The drones have several other modifications to extend their utility to many new areas. For instance, wind turbine maintenance drones are fitted with a hose that can carry water, cleaning liquids, or de-icing chemicals over a height of 100m to reach turbine blades.
A high-pressure pump on the ground provides the necessary pressure for liquids to climb the distance and clean or de-ice the turbines.
The industrial cleaning drones use the same mechanism to clean skyscrapers, tall grain storages, and other tall infrastructure that would normally require manual cleaning or a helicopter.
The fire-fighting drones can climb as high as 500m and carry a load of 300kg. They can withstand high temperatures and maneuver through tight spaces. They have thermal cameras to identify hot spots and provide a live analysis to firefighters on the ground.
To build heavyweight drones that can do all these things, Aerones and other drone manufacturers have to incorporate different technologies from those used in traditional drones.
For instance, Aerones drones have plenty of redundancies built in to ensure full safety in case something goes wrong. There are two controllers in case one is damaged. Three parachutes automatically control the descent of the drone should it lose control and start free falling.
A whooping 28 motors ensure that the drone stays up even if some of the motors get damaged.
If there is no power supply from the ground, the drones have batteries that can provide 20 minutes of flight. That’s enough time to safely land the drone.
These drones also have multiple locational and signaling methods to account for every situation. Aerones drones use a cable to carry signals to the drone. Unlike GPS, these signals cannot be jammed.
If the cable fails, the operators can control the drone via RF. There is also radar to help the drone stay aware of its location even in thick smoke.
The drone industry is quickly spreading to new frontiers. With this growth, we can leave more and more tasks that are traditionally expensive and risky to carry out to drones.
If drones can effectively put out fires, rescue people, deliver supplies in remote areas, and help maintain infrastructure, the less need there will be to put human lives in danger.

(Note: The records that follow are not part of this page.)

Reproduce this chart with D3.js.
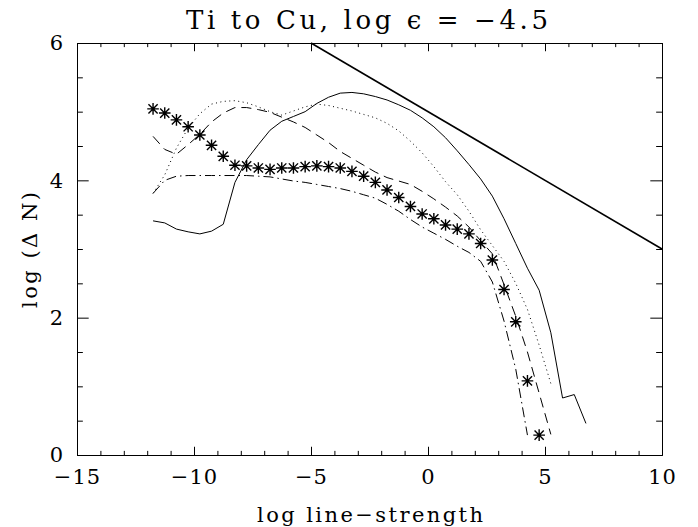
<!DOCTYPE html>
<html>
<head>
<meta charset="utf-8">
<script src="https://cdn.jsdelivr.net/npm/d3@7"></script>
<style>
  html, body { margin: 0; padding: 0; background: #fff; }
</style>
</head>
<body>
<div id="container"></div>
<script>
//tick labels
var xTicks = [-15, -10, -5, 0, 5, 10];
var yTicks = [0, 2, 4, 6];

//shared x grid of the curves (log line-strength)
var gridX = [-11.75, -11.25, -10.75, -10.25, -9.75, -9.25, -8.75, -8.25, -7.75, -7.25,
             -6.75, -6.25, -5.75, -5.25, -4.75, -4.25, -3.75, -3.25, -2.75, -2.25,
             -1.75, -1.25, -0.75, -0.25, 0.25, 0.75, 1.25, 1.75, 2.25, 2.75,
             3.25, 3.75, 4.25, 4.75, 5.25, 5.75, 6.25, 6.75];

//asterisk series
var starY = [5.04, 4.98, 4.88, 4.78, 4.66, 4.51, 4.35, 4.22, 4.21, 4.18,
             4.16, 4.18, 4.18, 4.20, 4.21, 4.20, 4.18, 4.13, 4.06, 3.97,
             3.86, 3.75, 3.62, 3.51, 3.44, 3.35, 3.29, 3.22, 3.08, 2.84,
             2.41, 1.94, 1.08, 0.29];

//solid curve
var solidY = [3.41, 3.38, 3.29, 3.25, 3.22, 3.26, 3.36, 3.97, 4.30, 4.52,
              4.73, 4.86, 4.93, 5.00, 5.12, 5.21, 5.27, 5.28, 5.26, 5.22,
              5.17, 5.10, 5.02, 4.91, 4.78, 4.62, 4.43, 4.23, 4.02, 3.77,
              3.44, 3.08, 2.72, 2.40, 1.78, 0.83, 0.88, 0.46];

//dotted curve
var dottedY = [3.81, 4.08, 4.47, 4.76, 4.97, 5.11, 5.15, 5.16, 5.13, 5.07,
               5.00, 4.95, 5.01, 5.07, 5.11, 5.09, 5.05, 5.01, 4.96, 4.91,
               4.83, 4.72, 4.57, 4.40, 4.20, 3.98, 3.79, 3.55, 3.28, 3.05,
               2.82, 2.50, 2.12, 1.60, 1.04];

//dashed curve
var dashedY = [4.64, 4.45, 4.38, 4.52, 4.67, 4.85, 4.98, 5.06, 5.06, 5.03,
               4.99, 4.92, 4.85, 4.77, 4.66, 4.55, 4.42, 4.32, 4.22, 4.12,
               4.04, 3.99, 3.94, 3.84, 3.73, 3.61, 3.48, 3.32, 3.12, 2.93,
               2.48, 2.02, 1.50, 0.90, 0.30];

//dash-dot curve
var dashDotY = [3.81, 4.00, 4.06, 4.07, 4.07, 4.07, 4.07, 4.07, 4.07, 4.06,
                4.05, 4.02, 3.99, 3.97, 3.94, 3.91, 3.88, 3.84, 3.79, 3.74,
                3.65, 3.55, 3.43, 3.32, 3.23, 3.14, 3.04, 2.95, 2.82, 2.52,
                1.95, 1.25, 0.29];

//thick reference line
var refX = [-5, 10];
var refY = [6, 3];

var serif = "DejaVu Serif";

window.onload = drawChart;

function drawChart() {
    var width = 698,
        height = 527;
    var left = 77, right = 662, top = 43, bottom = 455;

    var svg = d3.select("#container")
        .append("svg")
        .attr("width", width)
        .attr("height", height)
        .attr("font-family", serif);

    var x = d3.scaleLinear().domain([-15, 10]).range([left, right]);
    var y = d3.scaleLinear().domain([0, 6]).range([bottom, top]);

    //tick lengths like IDL (2% of the plot size)
    var xTickLen = 0.02 * (bottom - top),
        yTickLen = 0.02 * (right - left);

    var xMinor = d3.range(-15, 10.01, 1).filter(function(v){ return xTicks.indexOf(v) < 0; });
    var yMinor = d3.range(0, 6.01, 0.5).filter(function(v){ return yTicks.indexOf(v) < 0; });

    function styleAxis(g) {
        g.attr("font-family", serif);
        g.selectAll("path.domain").attr("stroke", "#000").attr("stroke-width", 1);
        g.selectAll(".tick line").attr("stroke", "#000").attr("stroke-width", 1);
        g.selectAll("text").attr("font-size", 21).attr("fill", "#000");
    }

    //bottom axis
    svg.append("g")
        .attr("transform", "translate(0," + bottom + ")")
        .call(d3.axisBottom(x).tickValues(xTicks).tickSize(-xTickLen).tickSizeOuter(0)
            .tickPadding(14).tickFormat(function(d){ return d < 0 ? "\u2212" + Math.abs(d) : d; }))
        .call(styleAxis)
        .selectAll("text")
        .attr("letter-spacing", 1);

    svg.append("g")
        .attr("transform", "translate(0," + bottom + ")")
        .call(d3.axisBottom(x).tickValues(xMinor).tickSize(-xTickLen / 2).tickSizeOuter(0).tickFormat(""))
        .call(styleAxis);

    //top axis
    svg.append("g")
        .attr("transform", "translate(0," + top + ")")
        .call(d3.axisTop(x).tickValues(xTicks).tickSize(-xTickLen).tickSizeOuter(0).tickFormat(""))
        .call(styleAxis);
    svg.append("g")
        .attr("transform", "translate(0," + top + ")")
        .call(d3.axisTop(x).tickValues(xMinor).tickSize(-xTickLen / 2).tickSizeOuter(0).tickFormat(""))
        .call(styleAxis);

    //left axis
    svg.append("g")
        .attr("transform", "translate(" + left + ",0)")
        .call(d3.axisLeft(y).tickValues(yTicks).tickSize(-yTickLen).tickSizeOuter(0)
            .tickPadding(14).tickFormat(d3.format("d")))
        .call(styleAxis);
    svg.append("g")
        .attr("transform", "translate(" + left + ",0)")
        .call(d3.axisLeft(y).tickValues(yMinor).tickSize(-yTickLen / 2).tickSizeOuter(0).tickFormat(""))
        .call(styleAxis);

    //right axis
    svg.append("g")
        .attr("transform", "translate(" + right + ",0)")
        .call(d3.axisRight(y).tickValues(yTicks).tickSize(-yTickLen).tickSizeOuter(0).tickFormat(""))
        .call(styleAxis);
    svg.append("g")
        .attr("transform", "translate(" + right + ",0)")
        .call(d3.axisRight(y).tickValues(yMinor).tickSize(-yTickLen / 2).tickSizeOuter(0).tickFormat(""))
        .call(styleAxis);

    //line generator
    var line = d3.line()
        .x(function(d){ return x(d[0]); })
        .y(function(d){ return y(d[1]); });

    function pairs(xs, ys) {
        return ys.map(function(v, i){ return [xs[i], v]; });
    }

    var curves = [
        { data: pairs(gridX, solidY), dash: null, w: 1 },
        { data: pairs(gridX, dottedY), dash: "1,3.5", w: 1 },
        { data: pairs(gridX, dashedY), dash: "10,6", w: 1 },
        { data: pairs(gridX, dashDotY), dash: "10,4,1.5,4", w: 1 },
        { data: pairs(refX, refY), dash: null, w: 1.6 }
    ];

    svg.selectAll(".curve")
        .data(curves)
        .enter()
        .append("path")
        .attr("class", "curve")
        .attr("d", function(d){ return line(d.data); })
        .attr("fill", "none")
        .attr("stroke", "#000")
        .attr("stroke-width", function(d){ return d.w; })
        .attr("stroke-dasharray", function(d){ return d.dash; });

    //asterisk symbols
    var s = 5.8, sd = 4.6;
    var starPath = "M0," + (-s) + "V" + s +
        "M" + (-s) + ",0H" + s +
        "M" + (-sd) + "," + (-sd) + "L" + sd + "," + sd +
        "M" + (-sd) + "," + sd + "L" + sd + "," + (-sd);

    svg.selectAll(".star")
        .data(pairs(gridX, starY))
        .enter()
        .append("path")
        .attr("class", "star")
        .attr("transform", function(d){ return "translate(" + x(d[0]) + "," + y(d[1]) + ")"; })
        .attr("d", starPath)
        .attr("fill", "none")
        .attr("stroke", "#000")
        .attr("stroke-width", 1.4);

    //titles
    svg.append("text")
        .attr("x", 186)
        .attr("y", 29)
        .attr("font-size", 26)
        .attr("textLength", 362)
        .attr("lengthAdjust", "spacing")
        .text("Ti to Cu, log \u03F5 = \u22124.5");

    svg.append("text")
        .attr("x", 257)
        .attr("y", 522)
        .attr("font-size", 21)
        .attr("textLength", 226)
        .attr("lengthAdjust", "spacing")
        .text("log line\u2212strength");

    svg.append("text")
        .attr("transform", "translate(37,308) rotate(-90)")
        .attr("font-size", 21)
        .attr("textLength", 116)
        .attr("lengthAdjust", "spacing")
        .text("log (\u0394 N)");
}
</script>
</body>
</html>
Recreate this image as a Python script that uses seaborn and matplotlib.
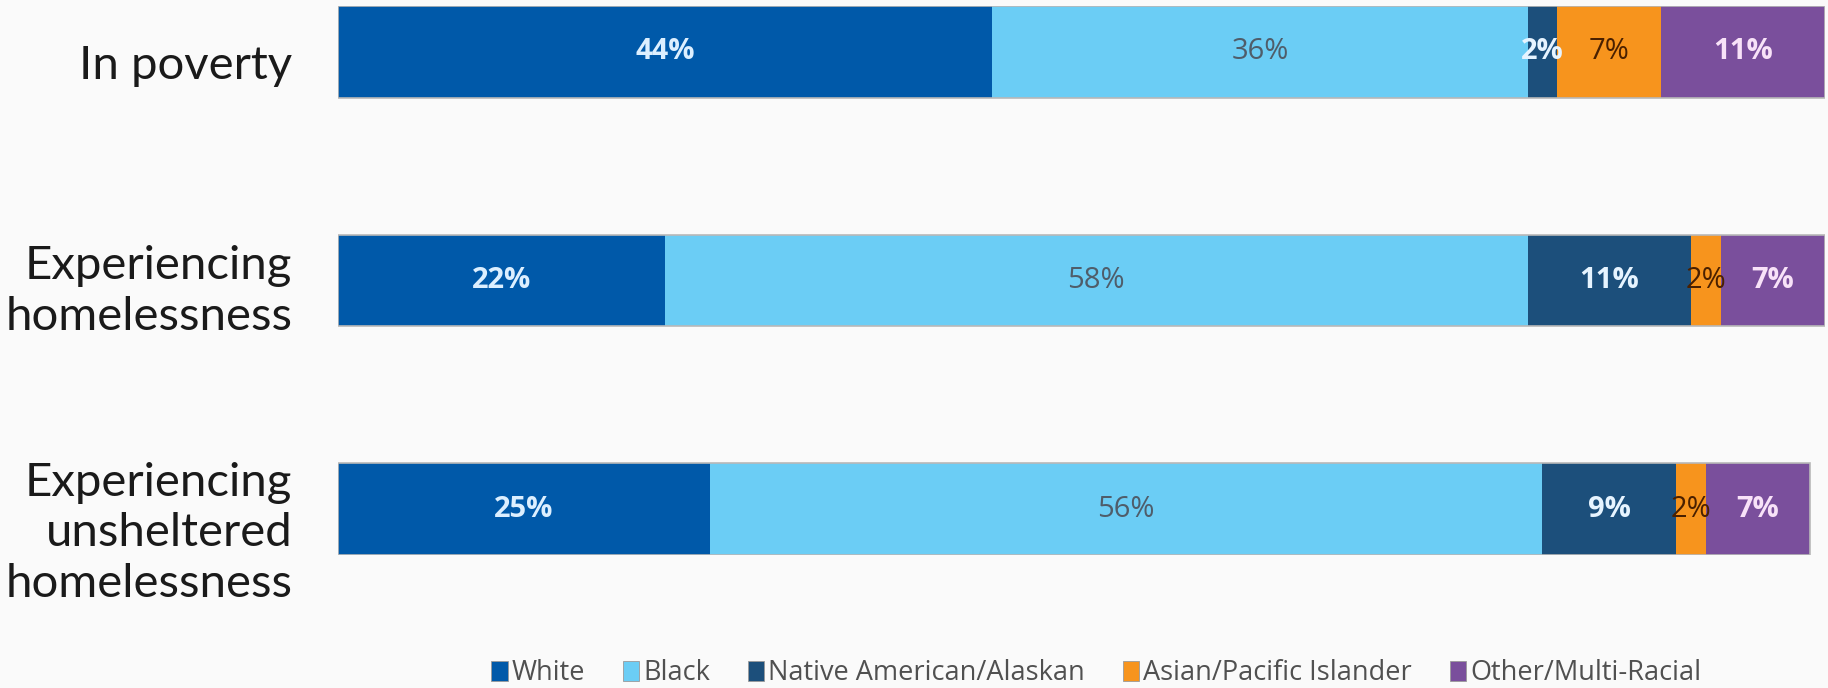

Smaller drones are by no means becoming less useful. They are still important in their own ways and in some cases can even work together with their larger siblings. In a search and rescue scenario, for instance, the smaller drone could do the searching, and then the larger one is sent in to do the actual rescue.
We are just beginning to see how useful drones, of all kinds and sizes, can be. There is still so much more we can do with them.